One computer system, 25 years (hopefully)
During the 25 years that South Carolina’s Department of Social Services has been working on a computer system to aid child support enforcement, countless children have done without support they were due.
During that 25 years, every other state in the U.S. managed to get a comparable system up and running.
And during that 25-year period, the state has accrued $104 million in federal penalties for failing to implement such a system.
It will likely be responsible for $66 million of that total because the companies that failed to create the system as promised paid for a chunk of the penalties. The penalties could mount if the system is delayed again.
Beyond taxpayers’ justified frustration over South Carolina’s failure in this situation, state employees have labored under a convoluted system that involves 46 different counties instead of a single central entity.
In 1988, Congress passed a law requiring states to implement an automated child-support enforcement system allowing states to interact with each other in their searches for scofflaws behind on child support.
DSS has contracted with three companies, Hewlett Packard holding the current contract. According to Greenville/Online, Frank Chechile, HP vice president of state and local government, said the company is testing the system now.
Perhaps Lillian Koller, whom Gov. Nikki Haley appointed to head DSS in South Carolina, will complete what previous directors have not been able to accomplish.

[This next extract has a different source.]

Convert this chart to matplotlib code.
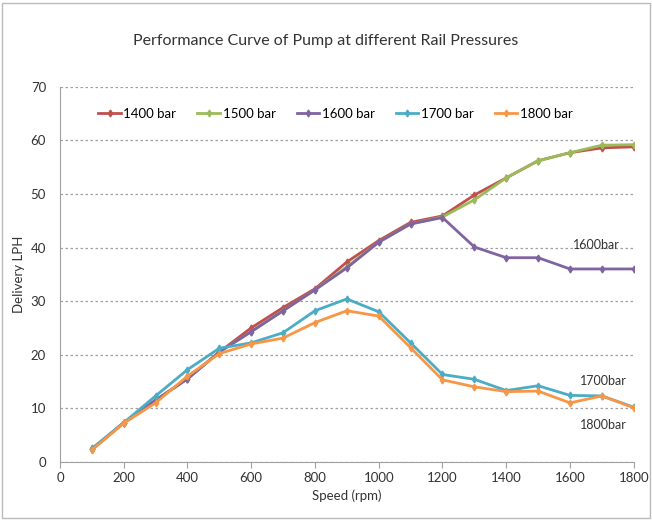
import numpy as np
import matplotlib.pyplot as plt
from matplotlib.patches import Rectangle

plt.rcParams['font.family'] = ['Lato', 'DejaVu Sans']

# speed (rpm)
speed = [100, 200, 300, 400, 500, 600, 700, 800, 900,
         1000, 1100, 1200, 1300, 1400, 1500, 1600, 1700, 1800]

# delivery LPH for each rail pressure
bar_1400 = [2.3, 7.3, 11.5, 15.5, 20.5, 25.0, 28.8, 32.3, 37.3,
            41.3, 44.7, 45.9, 49.8, 53.0, 56.2, 57.7, 58.6, 58.8]
bar_1500 = [2.3, 7.3, 11.5, 15.5, 20.5, 24.3, 28.2, 32.1, 36.4,
            41.0, 44.4, 45.7, 48.9, 53.0, 56.2, 57.7, 59.1, 59.2]
bar_1600 = [2.3, 7.3, 11.5, 15.5, 20.5, 24.3, 28.2, 32.1, 36.2,
            41.0, 44.4, 45.6, 40.1, 38.1, 38.1, 36.0, 36.0, 36.0]
bar_1700 = [2.5, 7.3, 12.3, 17.2, 21.2, 22.2, 24.1, 28.2, 30.4,
            28.0, 22.2, 16.3, 15.4, 13.3, 14.2, 12.4, 12.3, 10.2]
bar_1800 = [2.2, 7.2, 11.0, 16.0, 20.2, 22.0, 23.1, 26.0, 28.2,
            27.2, 21.3, 15.3, 14.0, 13.1, 13.2, 11.0, 12.3, 10.1]

series = [("1400 bar", bar_1400, "#C0504D"),
          ("1500 bar", bar_1500, "#9BBB59"),
          ("1600 bar", bar_1600, "#8064A2"),
          ("1700 bar", bar_1700, "#4BACC6"),
          ("1800 bar", bar_1800, "#F79646")]

fig = plt.figure(figsize=(6.52, 5.23), dpi=100)
ax = fig.add_axes([0.092, 0.117, 0.880, 0.717])

for name, vals, col in series:
    ax.plot(speed, vals, color=col, lw=2.0, marker='d', ms=3.5, label=name)

ax.set_xlim(0, 1800)
ax.set_ylim(0, 70)
ax.set_xticks(np.arange(0, 1801, 200))
ax.set_yticks(np.arange(0, 71, 10))
ax.grid(axis='y', color='#A0A0A0', ls=(0, (2, 2)), lw=0.9)
ax.set_axisbelow(True)
for s in ['top', 'right']:
    ax.spines[s].set_visible(False)
for s in ['left', 'bottom']:
    ax.spines[s].set_color('#A0A0A0')
ax.tick_params(axis='both', labelsize=9.5, colors='#333333', length=4)
ax.tick_params(axis='y', length=0, pad=10)
ax.tick_params(axis='both', color='#A0A0A0')

ax.set_xlabel("Speed (rpm)", fontsize=9.5, color='#333333', labelpad=4)
ax.set_ylabel("Delivery LPH", fontsize=9.5, color='#333333', labelpad=4)
fig.suptitle("Performance Curve of Pump at different Rail Pressures",
             fontsize=11.5, color='#333333', y=0.935)

ax.legend(loc='upper center', bbox_to_anchor=(0.48, 0.975), ncol=5,
          frameon=False, fontsize=9.5, handlelength=1.7, columnspacing=1.6,
          handletextpad=0.2)

ax.text(1610, 40.5, "1600bar", fontsize=9, color='#333333', ha='left', va='center')
ax.text(1630, 15.0, "1700bar", fontsize=9, color='#333333', ha='left', va='center')
ax.text(1630, 6.8, "1800bar", fontsize=9, color='#333333', ha='left', va='center')

fig.patches.append(Rectangle((0.003, 0.01), 0.994, 0.985, transform=fig.transFigure,
                             fill=False, edgecolor='#BBBBBB', lw=1))

fig.savefig("out.png", dpi=100)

She did, after all, make procedural changes within the department that more than doubled the number of South Carolinians who went from welfare to work.
Sen. Thomas Alexander, R-Walhalla, who chairs the Senate Finance subcommittee that is overseeing the process, says producing the computer system has been “one fiasco after another.”
He insists, however, that the state is doing a good job collecting child support.
But we think Katie Morgan, a former DSS chief of staff who now oversees the project, is reasonable in predicting that DSS will be more efficient and even more successful when the system is completed. And it is, of course, the law.
Ms. Morgan says it will be easier to get information to help locate parents, and it will enable the state to intercept the tax refunds and lottery winnings of deadbeat parents for child support.
Those improvements can’t come soon enough.
Twenty-five years is a long time to wait for deadbeat parents to pay their legal share of child support.